已達開放權限電子全文僅授權使用者為學術研究之目的，進行個人非營利性質之檢索、閱讀、列印。
請遵守中華民國著作權法之相關規定，切勿任意重製、散佈、改作、轉貼、播送，以免觸法。

摘要(中)

本研究利用靜電紡絲技術製備La0.6Sr0.4Co0.2Fe0.8O3-δ (LSCF)陰極及BaCe0.6Zr0.2Y0.2O3-δ (BCZY)電解質奈米纖維，再將兩者與傳統陰極和電解質粉末混合，製作成質子傳輸型固態氧化物燃料電池之陰極；測量不同混合參數的電池性能(極化曲線)及電化學交流阻抗頻譜，探討陰極端中氣體、氧離子、質子與電子的反應機制。
針對電化學交流阻抗頻譜進行深入分析，以瞭解不同陰極結構在質子傳輸型固態氧化物燃料電池中的反應差異，藉此了解何種材料組合能為電池性能帶來提升。
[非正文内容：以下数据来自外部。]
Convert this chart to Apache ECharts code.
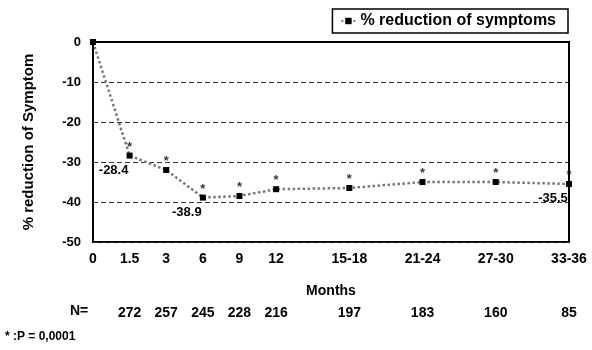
<!DOCTYPE html>
<html>
<head>
<meta charset="utf-8">
<script src="https://cdn.jsdelivr.net/npm/echarts@6/dist/echarts.min.js"></script>
<style>
html,body{margin:0;padding:0;background:#fff;}
#c{width:592px;height:350px;}
</style>
</head>
<body>
<div id="c"></div>
<script>
var categories = ['0', '1.5', '3', '6', '9', '12', '', '15-18', '', '21-24', '', '27-30', '', '33-36'];
var reduction = [0, -28.4, -32, -38.9, -38.5, -36.8, null, -36.5, null, -35, null, -35, null, -35.5];
var valueLabels = ['', '-28.4', '', '-38.9', '', '', '', '', '', '', '', '', '', '-35.5'];
var significant = [0, 1, 1, 1, 1, 1, 0, 1, 0, 1, 0, 1, 0, 1];
var nCounts = ['', '272', '257', '245', '228', '216', '', '197', '', '183', '', '160', '', '85'];
var yTicks = [0, -10, -20, -30, -40, -50];

var FONT = 'Liberation Sans, Arial, sans-serif';
var chart = echarts.init(document.getElementById('c'));

var sigData = reduction.map(function (v, i) { return significant[i] && v !== null ? v : null; });

chart.setOption({
  animation: false,
  backgroundColor: '#fff',
  textStyle: { fontFamily: FONT },
  grid: { left: 93, right: 23, top: 42, bottom: 108, show: true, borderColor: '#000', borderWidth: 2, backgroundColor: 'transparent' },
  legend: {
    data: ['% reduction of symptoms'],
    right: 24, top: 9,
    borderColor: '#000', borderWidth: 1.5,
    padding: [4, 12, 4, 8],
    itemWidth: 14, itemHeight: 8,
    textStyle: { fontFamily: FONT, fontWeight: 'bold', fontSize: 16, color: '#000' }
  },
  xAxis: [{
    type: 'category', data: categories, boundaryGap: false,
    axisLine: { lineStyle: { color: '#000', width: 2 } },
    axisTick: { show: false },
    axisLabel: { interval: 0, margin: 10, color: '#000', fontWeight: 'bold', fontSize: 14, fontFamily: FONT },
    name: 'Months', nameLocation: 'middle', nameGap: 42,
    nameTextStyle: { color: '#000', fontWeight: 'bold', fontSize: 14, fontFamily: FONT }
  }, {
    type: 'category', data: nCounts, boundaryGap: false, position: 'bottom', offset: 56,
    axisLine: { show: false }, axisTick: { show: false },
    axisLabel: { interval: 0, margin: 8, color: '#000', fontWeight: 'bold', fontSize: 14, fontFamily: FONT }
  }],
  yAxis: {
    type: 'value', min: -50, max: 0, interval: 10,
    axisLine: { show: true, lineStyle: { color: '#000', width: 2 } },
    axisTick: { show: false },
    axisLabel: { margin: 12, color: '#000', fontWeight: 'bold', fontSize: 13, fontFamily: FONT,
      formatter: function (v) { return yTicks.indexOf(v) >= 0 ? String(v) : ''; } },
    splitLine: { show: true, lineStyle: { color: '#333', type: [5, 3], width: 1.2 } },
    name: '% reduction of Symptom', nameLocation: 'middle', nameGap: 57, nameRotate: 90,
    nameTextStyle: { color: '#000', fontWeight: 'bold', fontSize: 15, fontFamily: FONT }
  },
  series: [{
    name: '% reduction of symptoms',
    type: 'line',
    data: reduction,
    connectNulls: true,
    symbol: 'rect', symbolSize: 6,
    itemStyle: { color: '#000' },
    lineStyle: { color: '#777', width: 2.5, type: 'dotted' },
    label: {
      show: true, position: 'bottom', offset: [-16, 0],
      color: '#000', fontWeight: 'bold', fontSize: 13, fontFamily: FONT,
      formatter: function (p) { return valueLabels[p.dataIndex]; }
    },
    z: 3
  }, {
    name: 'sig',
    type: 'scatter',
    data: sigData,
    symbol: 'circle', symbolSize: 0.1,
    itemStyle: { color: '#000' },
    label: { show: true, position: 'top', distance: 2, formatter: '*', color: '#000', fontWeight: 'bold', fontSize: 13, fontFamily: FONT },
    silent: true
  }],
  graphic: [{
    type: 'text', left: 70, top: 304,
    style: { text: 'N=', fill: '#000', font: 'bold 14px ' + FONT }
  }, {
    type: 'text', left: 5, top: 331,
    style: { text: '* :P = 0,0001', fill: '#000', font: 'bold 12px ' + FONT }
  }]
});
</script>
</body>
</html>
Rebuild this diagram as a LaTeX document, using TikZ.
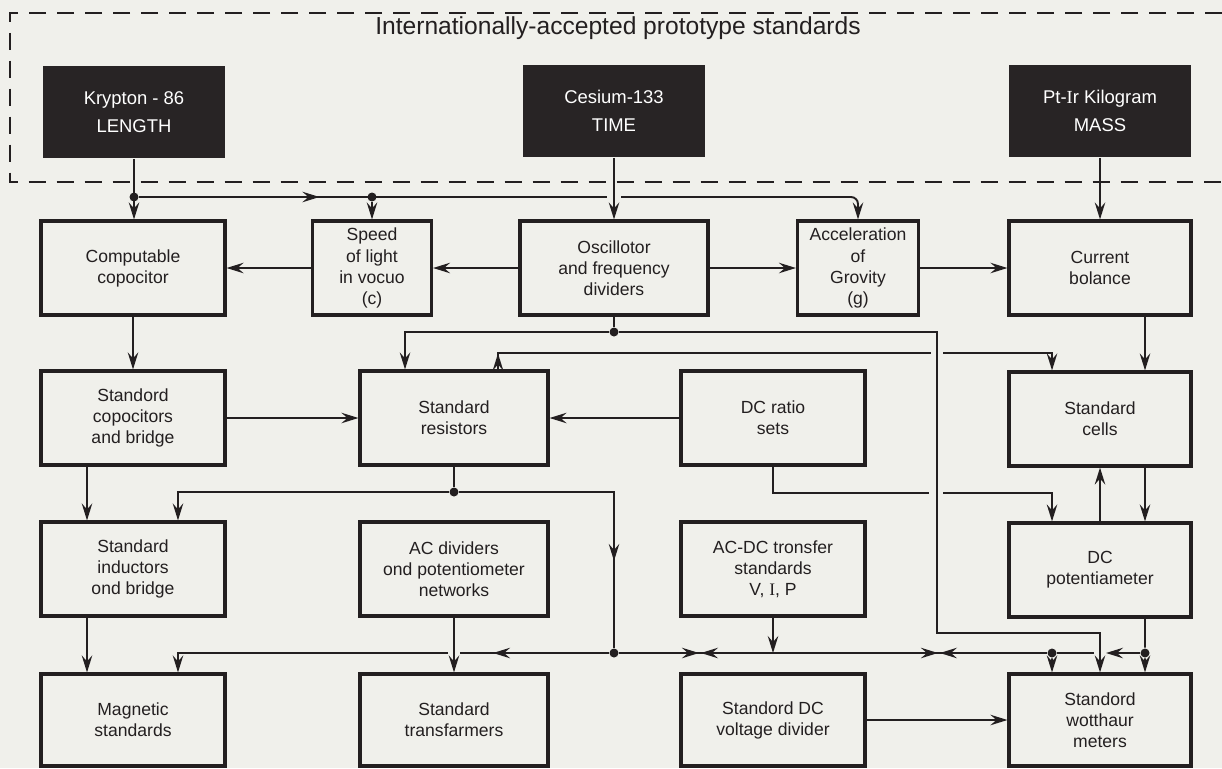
\documentclass[tikz,border=0pt]{standalone}
\usepackage{fontspec}
\setmainfont{Liberation Sans}
\newfontfamily\romanfont{Liberation Serif}
\usetikzlibrary{positioning, arrows.meta, decorations.markings}
\definecolor{paper}{RGB}{240,240,235}
\definecolor{ink}{RGB}{35,31,32}
\definecolor{protofill}{RGB}{40,36,37}
\newcommand{\romI}{{\romanfont I}}

\begin{document}
\begin{tikzpicture}[
    % GLOBAL CFG
    x=0.02cm, y=-0.02cm,
    font=\fontsize{10}{12}\selectfont,
    color=ink,
    >={Stealth[length=3.4mm, width=2.1mm, inset=1.2mm]},
    line width=1.1pt,
    % Styles
    cell/.style={% For the white boxes
        rectangle,
        draw=ink,
        line width=1.8pt,
        fill=paper,
        minimum width=3.68cm,
        minimum height=1.88cm,
        inner sep=1pt,
        align=center,
    },
    proto/.style={% For the prototype standards
        rectangle,
        fill=protofill,
        text=white,
        minimum width=3.64cm,
        minimum height=1.84cm,
        align=center,
        font=\fontsize{10.5}{16}\selectfont,
    },
    junction/.style={% For the dots
        circle,
        fill=ink,
        inner sep=0pt,
        minimum size=1.8mm,
    },
    heading/.style={
        font=\fontsize{14}{16}\selectfont
    },
    frame/.style={% Dashed frame
        dash pattern=on 0.34cm off 0.22cm,
        line width=1.2pt,
    },
    marrow/.style={% Arrow tip inside a line
        postaction={decorate, decoration={markings,
            mark=at position #1 with {\arrow{>}}}},
    },
    rarrow/.style={% Reversed arrow tip inside a line
        postaction={decorate, decoration={markings,
            mark=at position #1 with {\arrowreversed{>}}}},
    },
    ]

    % Draw background
    \fill[paper] (0,0) rectangle (1222,768);
    \useasboundingbox (0,0) rectangle (1222,768);
    \draw[frame] (1222,13) -- (10,13) -- (10,182) -- (1222,182);
    \node[heading] (title) at (618,28) {Internationally-accepted prototype standards};

    % Draw prototypes
    \node[proto] (kr) at (134,112) {Krypton - 86\\LENGTH};
    \node[proto] (cs) at (614,111) {Cesium-133\\TIME};
    \node[proto] (pt) at (1100,111) {Pt-\romI r Kilogram\\MASS};

    % Draw first row
    \node[cell] (comp) at (133,268) {Computable\\copocitor};
    \node[cell, minimum width=2.38cm] (spd) at (372,268) {Speed\\of light\\in vocuo\\(c)};
    \node[cell, minimum width=3.76cm] (osc) at (614,268) {Oscillotor\\and frequency\\dividers};
    \node[cell, minimum width=2.42cm] (acc) at (858,268) {Acceleration\\of\\Grovity\\(g)};
    \node[cell, minimum width=3.64cm] (cur) at (1100,268) {Current\\bolance};

    % Draw second row
    \node[cell] (cap) at (133,418) {Standord\\copocitors\\and bridge};
    \node[cell, minimum width=3.76cm] (res) at (454,418) {Standard\\resistors};
    \node[cell] (dcr) at (773,418) {DC ratio\\sets};
    \node[cell, minimum width=3.64cm] (cel) at (1100,419) {Standard\\cells};

    % Draw third row
    \node[cell] (ind) at (133,569) {Standard\\inductors\\ond bridge};
    \node[cell, minimum width=3.76cm] (acd) at (454,569) {AC dividers\\ond potentiometer\\networks};
    \node[cell] (acdc) at (773,569) {AC-DC tronsfer\\standards\\V, \romI, P};
    \node[cell, minimum width=3.64cm] (pot) at (1100,570) {DC\\potentiameter};

    % Draw fourth row
    \node[cell, minimum height=1.84cm] (mag) at (133,720) {Magnetic\\standards};
    \node[cell, minimum height=1.84cm, minimum width=3.76cm] (trf) at (454,720) {Standard\\transfarmers};
    \node[cell, minimum height=1.84cm] (vdv) at (773,720) {Standord DC\\voltage divider};
    \node[cell, minimum height=1.84cm, minimum width=3.64cm] (wat) at (1100,720) {Standord\\wotthaur\\meters};

    % Junctions named j#, line breaks named gap#
    \node[junction] (jkr) at (134,197) {};
    \node[junction] (jspd) at (372,197) {};
    \node[junction] (josc) at (614,332) {};
    \node[junction] (jres) at (454,492) {};
    \node[junction] (jbus) at (614,653) {};
    \node[junction] (jwat) at (1052,653) {};
    \node[junction] (jpot) at (1145,653) {};
    \coordinate (gapA) at (607,197);
    \coordinate (gapB) at (621,197);
    \coordinate (gapC) at (931,353);
    \coordinate (gapD) at (943,353);
    \coordinate (gapE) at (929,493);
    \coordinate (gapF) at (943,493);
    \coordinate (gapG) at (460,653);
    \coordinate (gapH) at (448,653);
    \coordinate (gapI) at (1106,653);
    \coordinate (gapJ) at (1094,653);
    \coordinate (bendW) at (937,633);

    % Connect prototypes
    \draw[->] (kr) -- (kr |- comp.north);
    \draw[->] (cs) -- (osc);
    \draw[->] (pt) -- (cur);
    \draw[marrow=3.6cm] (jkr) -- (gapA);
    \draw[->] (jspd) -- (spd);
    \draw[->, rounded corners=4pt] (gapB) -| (acc.north);

    % First row
    \draw[->] (osc) -- (spd);
    \draw[->] (spd) -- (comp);
    \draw[->] (osc) -- (acc);
    \draw[->] (acc) -- (cur);
    \draw[->] (comp) -- (cap);
    \draw[->] ([xshift=0.9cm]cur.south) -- ([xshift=0.9cm]cel.north);
    \draw (osc) -- (josc);
    \draw[->] (josc) -| ([xshift=-0.98cm]res.north);
    \draw[->] (josc) -| (bendW) -| (wat.north);

    % Second row
    \draw[marrow=0.32cm] ([xshift=0.88cm]res.north) |- (gapC);
    \draw[->] (gapD) -| ([xshift=-0.96cm]cel.north);
    \draw[->] (cap) -- (res);
    \draw[->] (dcr) -- (res);
    \draw (dcr) |- (gapE);
    \draw[->] (gapF) -| ([xshift=-0.96cm]pot.north);
    \draw[->] (pot) -- (cel);
    \draw[->] ([xshift=0.9cm]cel.south) -- ([xshift=0.9cm]pot.north);
    \draw[->] ([xshift=-0.92cm]cap.south) -- ([xshift=-0.92cm]ind.north);
    \draw (res) -- (jres);
    \draw[->] (jres) -| ([xshift=0.9cm]ind.north);
    \draw[marrow=4.47cm] (jres) -| (jbus);

    % Third row and bus
    \draw[->] ([xshift=-0.92cm]ind.south) -- ([xshift=-0.92cm]mag.north);
    \draw[->] (acd) -- (trf);
    \draw[marrow=2.31cm] (jbus) -- (gapG);
    \draw[->] (gapH) -| ([xshift=0.9cm]mag.north);
    \draw[marrow=1.59cm, rarrow=1.63cm, marrow=6.37cm, rarrow=6.41cm] (jbus) -- (jwat);
    \draw[->] (acdc) -- (acdc |- jbus);
    \draw[->] (jwat) -- ([xshift=-0.96cm]wat.north);
    \draw[->] (jpot) -- (gapI);
    \draw (gapJ) -- (jwat);
    \draw ([xshift=0.9cm]pot.south) -- (jpot);
    \draw[->] (jpot) -- ([xshift=0.9cm]wat.north);
    \draw[->] (vdv) -- (wat);

\end{tikzpicture}
\end{document}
此外，本研究還進行陰極氣體加濕，觀察加濕前後，電池性能的變化與電化學交流阻抗之改變，以瞭解含水氣的空氣對陰極內部反應有何影響。
使用LSCF奈米纖維與純BCZY粉末製成混合陰極時，全電池於800 ℃下測得最佳效能：開路電壓為0.93 V、功率密度峰值為212.5 mW/cm2；因LSCF奈米纖維比純粉末擁有更多和氣體反應的面積，能大幅縮短氣體擴散進入陰極之距離，更能形成氧離子與電子傳輸網路，而不受為非電子導體的BCZY電解質粉末干擾。

摘要(英)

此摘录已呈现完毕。